Before any houses were built in Gamuda City, Gamuda Land first solved the decades-old sewage issues faced in Hanoi, then invested in the restoration of the dilapidated 102-ha Yen So Park, before mindfully planning the home place, play place, eating and shopping place as well as the learning place.
“We built on our past town-making experiences and continuously explore new ideas in town-making so that people and nature can come together harmoniously, ” said Ngan.
Understanding the importance of being culturally sensitive, local feng shui was one key consideration in the masterplan, with various auspicious elements incorporated across the development to create a sense of familiarity for its community.
“The target audience was initially the Viet Kieu but more Vietnamese began to buy into the idea of an integrated township, ” he said.
By getting the town-making principles right and pairing it with tenacity and resilience, Gamuda Land has successfully crafted the novel concept of Gamuda City and Celadon City into well-planned towns which encompass good connectivity, community gathering places and lush greenery.
Successful town-making recipe
With more than two decades of town-making experience, Gamuda Land certainly knows what makes a town work.
“We know that when we get the places within our towns right, our towns work and this translates into the mindful planning that has been put into bringing together key components to give the township a unique personality – which applies to how we lay out the streets to where the town centre is located, the tree-lined neighbourhoods, the clubhouse and the parks – so that people can come together and get to know each other through great placemaking, ” said Ngan.
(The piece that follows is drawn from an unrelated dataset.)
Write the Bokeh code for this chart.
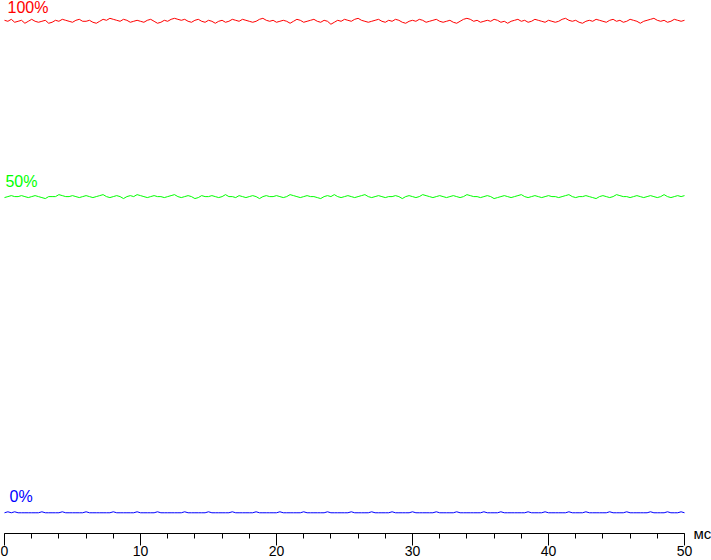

He pointed out that each of the developer’s township, be it in Malaysia or overseas, has components curated to reflect its own distinct personality.
“For instance, Gamuda City in Hanoi is planned as a vibrant city with good connectivity, lively town centre and sustainable features while Celadon City is a sports hub within a park setting amidst the bustling Ho Chi Minh City, ” said Ngan.
Keeping to its placemaking strategy, Gamuda Land also listens to what the land has to say when building a township.
“We study the natural attributes of the land – how the land rises and falls, where the waterways flow and the types of native trees and plants that grow there.
“From there, we restore the land’s good attributes, fix what needs help, enhance features that the land offers and blend them into our masterplan while we curate our masterplan to be attuned to the local cultural preference and lifestyle.
“One such example is solving Hanoi’s decades-old untreated sewage issue by rehabilitating the dilapidated 102ha Yen So Park before proceeding with the township plan. This town-making principle won Gamuda City the gold award at the FIABCI World Prix d’Excellence Awards 2018 under the Environmental Conservation/Rehabilitation category, ” said Ngan.
Recognised for excellence
The results of a thriving community amidst a green township brimming with biodiversity seen today at Gamuda City are byproducts of steps taken in the past – verifying and reassuring that its town-making principles and methods were suitable and effective.
It came as no surprise for Gamuda Land adding another feather to its cap by bagging the World Gold Winner at the FIABCI World Prix d’Excellence Awards
2020 under the Masterplan category.
To date, the developer has won three FIABCI World Prix Awards and two FIABCI Malaysia Property Awards.
“Accolades such as the FIABCI World Prix d’Excellence Awards put us on par with world renowned developments. It certainly affirms our town-making principles are done right while testifying our commitment as a responsible developer by building with respect to nature and the environment as well as for the community.
“These awards certainly motivate us to continue pursuing our vision of creating places where people will call home, want to be a part of, grow up and grow old in, ” concluded Ngan.